Writer Daisy Goodwin has Victoria falling hopelessly in love with Melbourne. When Victoria - speaking ‘as a woman’ - declared her affection for him in the third episode, she was speaking for all women.
He rejected her offer - adding ‘forbidden fruit’ to his charms.
Historians insist that in real life such a relationship never happened and that Victoria saw Melbourne only as a father figure.
However, the monarch’s relationship with her Prime Minister was close enough for gossips to refer to her as ‘Mrs Melbourne’.
The real Lord Melbourne was, apparently, a bit of a dirty Bertie - an Eton-educated aristocrat with a penchant for spanking and for other ministers’ wives.
But that is largely glossed over in the TV drama, where Sewell portrays Melbourne as a tormented soul, still deeply in love with his late wife Lady Caroline Lamb, even though she had scandalised their marriage by having an affair with Lord Byron.
As for Prince Albert, played by Tom Hughes - of whom we will see much more this weekend - what a poor second best.
Yes, he’s young and good looking, but he is also spoilt, boorish and arrogant.
A liberal amount of artistic licence, probably with American audiences in mind, has been employed for this production
I highly doubt, as we witnessed in episode one, that the Queen got trollied at her Coronation Ball and had a screaming match. But who cares? Because we could witness Lord M being chivalrous, commanding and caring.
He advised her to stop knocking back the champers and gallantly intervened when a roguish Russian prince was trying to grope her on the dancefloor.

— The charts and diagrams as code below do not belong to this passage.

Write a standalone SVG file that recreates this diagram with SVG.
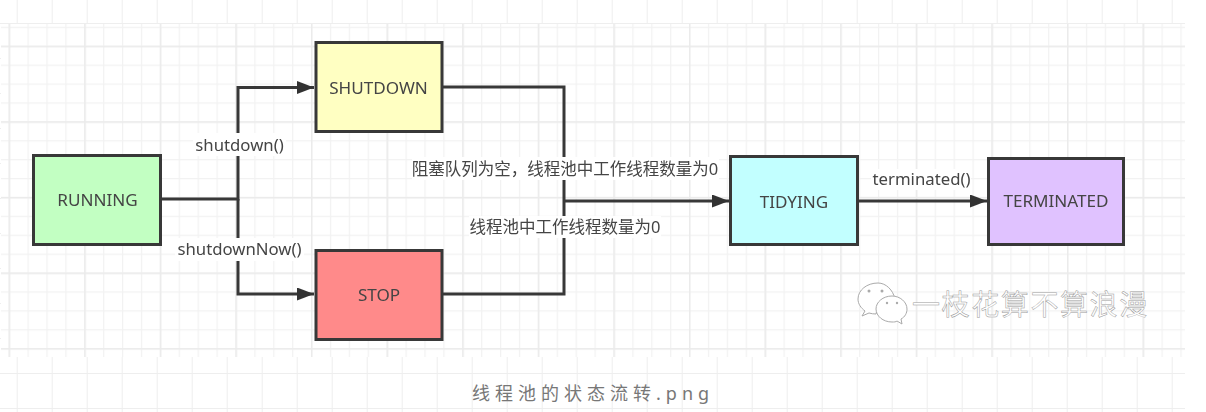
<svg xmlns="http://www.w3.org/2000/svg" width="1206" height="412" viewBox="0 0 1206 412">
<style>
text{font-family:"Noto Sans","Noto Sans CJK SC",sans-serif;fill:#444;font-size:16.750px}
.c{text-anchor:middle}
.n text{font-size:17.100px}
.zh{font-size:16.500px}
.n rect{stroke:#383838;stroke-width:3}
.l{fill:none;stroke:#383838;stroke-width:3}
.mk{fill:#fff}
.wm{font-size:28px;fill:#fff;stroke:#9a9a9a;stroke-width:.5;letter-spacing:1.600px}
.ic{fill:#fff;stroke:#aaa;stroke-width:1}
</style>
<defs>
<pattern id="mini" patternUnits="userSpaceOnUse" x="8.600" y="45.700" width="18.900" height="18.900"><path d="M.5 0V18.900M0 .5H18.900" fill="none" stroke="#f2f2f2" stroke-width="1.500"/></pattern>
<pattern id="maj" patternUnits="userSpaceOnUse" x="8.600" y="45.700" width="75.600" height="75.600"><path d="M.5 0V75.600M0 .5H75.600" fill="none" stroke="#ebebeb" stroke-width="2"/></pattern>
<pattern id="lite" patternUnits="userSpaceOnUse" x="16.700" y="23" width="35" height="35"><path d="M.5 0V35M0 .5H35" fill="none" stroke="#eee" stroke-width="1"/></pattern>
<marker id="a" markerUnits="userSpaceOnUse" markerWidth="18" markerHeight="14" refX="17" refY="6.500" orient="auto"><path d="M0 0L17 6.500L0 13Z" fill="#333"/></marker>
<filter id="b" x="-5%" y="-5%" width="110%" height="110%"><feGaussianBlur stdDeviation=".45"/></filter>
</defs>
<rect width="1206" height="412" fill="#fff"/>
<g id="grid">
<rect x="0" y="0" width="1185" height="412" fill="url(#lite)"/>
<rect x="1" y="24" width="1184" height="333" fill="#fff"/>
<rect x="1" y="24" width="1184" height="333" fill="url(#mini)"/>
<rect x="1" y="24" width="1184" height="333" fill="url(#maj)"/>
<rect x="1185" y="0" width="21" height="412" fill="#fff"/>
</g>
<g filter="url(#b)">
<g id="connectors">
<path class="l" d="M161 199H238V87.500H314" marker-end="url(#a)"/>
<path class="l" d="M238 199V294H314" marker-end="url(#a)"/>
<path class="l" d="M443 87H564V294H443"/>
<path class="l" d="M564 201H729" marker-end="url(#a)"/>
<path class="l" d="M858 201H987" marker-end="url(#a)"/>
<rect class="mk" x="193" y="133" width="93" height="23"/>
<text x="239.500" y="151" class="c">shutdown()</text>
<rect class="mk" x="175" y="238" width="129" height="23"/>
<text x="239.500" y="255" class="c">shutdownNow()</text>
<rect class="mk" x="412" y="157" width="307" height="23"/>
<text x="565" y="174.500" class="c zh">阻塞队列为空，线程池中工作线程数量为0</text>
<rect class="mk" x="469" y="216" width="192" height="22"/>
<text x="565" y="233" class="c zh">线程池中工作线程数量为0</text>
<rect class="mk" x="871" y="169" width="100" height="21"/>
<text x="921.500" y="185" class="c">terminated()</text>
</g>
<g id="running" class="n"><rect x="33.500" y="155.500" width="127" height="89" fill="#c2ffc2"/><text x="97.500" y="205.500" class="c">RUNNING</text></g>
<g id="shutdown" class="n"><rect x="316" y="42.500" width="126" height="89" fill="#ffffc2"/><text x="378.500" y="93.500" class="c">SHUTDOWN</text></g>
<g id="stop" class="n"><rect x="316" y="250.500" width="126" height="89" fill="#ff8a8a"/><text x="379" y="301" class="c">STOP</text></g>
<g id="tidying" class="n"><rect x="730.500" y="156.500" width="127" height="88" fill="#c2ffff"/><text x="794" y="207.500" class="c">TIDYING</text></g>
<g id="terminated" class="n"><rect x="988.500" y="158.500" width="135" height="86" fill="#e0c2ff"/><text x="1056" y="207" class="c">TERMINATED</text></g>
</g>
<g id="watermark">
<path class="ic" d="M878 283c-11 0-20 7-20 16 0 5 3 9 7 12l-3 5 7-3c2 .7 5 1 7 1 1-7 8-14 19-15-2-9-9-16-17-16z"/>
<path class="ic" d="M892 296c-9 0-16 6-16 13s7 13 16 13c2 0 4 0 5-1l5 3-1-5c4-2 6-6 6-10 0-7-7-13-15-13z"/>
<circle cx="869" cy="291" r="1.500" fill="#aaa"/><circle cx="882" cy="291" r="1.500" fill="#aaa"/>
<circle cx="887" cy="303" r="1.200" fill="#aaa"/><circle cx="897" cy="303" r="1.200" fill="#aaa"/>
<text x="912" y="315" class="wm">一枝花算不算浪漫</text>
</g>
<text id="caption" x="472" y="400" style="font-size:18px;fill:#777;letter-spacing:5px">线程池的状态流转.png</text>
</svg>
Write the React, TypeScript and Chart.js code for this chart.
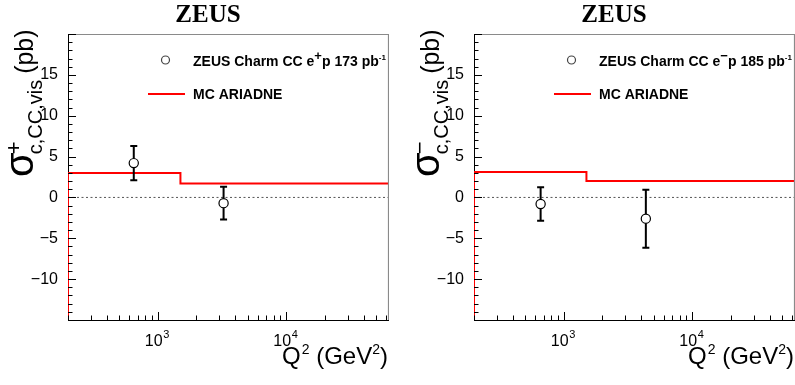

The scene stopped just short of Victoria being shown throwing up, but if she had then Lord M would be the type to hold back her hair and then give her a mint.
Ross Poldark would have grabbed her by the wrist, marched her home and sulked for a fortnight.
When Poldark vents his anger he takes an axe to a pile of logs. Melbourne retreats to his library with a whisky and Shakespeare.
I doubt Ross has ever read a book in his life. Even when he writes letters to his wife he gets bored after the first sentence and angrily screws it up in a ball.
Lord Melbourne sent Victoria a telescope so she can gaze at the stars, he grew her an orchid in his greenhouse and he accompanied her to the opera.
No wonder she looked so forlorn when he turned down her offer of marriage.
In the coming weeks we will see Victoria fall for and marry Prince Albert. I just hope it doesn’t mean we see less of the delicious Lord M and those magnificent breeches.
Victoria pulled in 5.2 million viewers compared with Poldark’s 5.1 million.
Having already experienced two episodes of the irresistible Sewell, 48, playing a tortured toff with a twinkle in his eye, there was no way he was being binned for the beefcake with a bad attitude on the other side.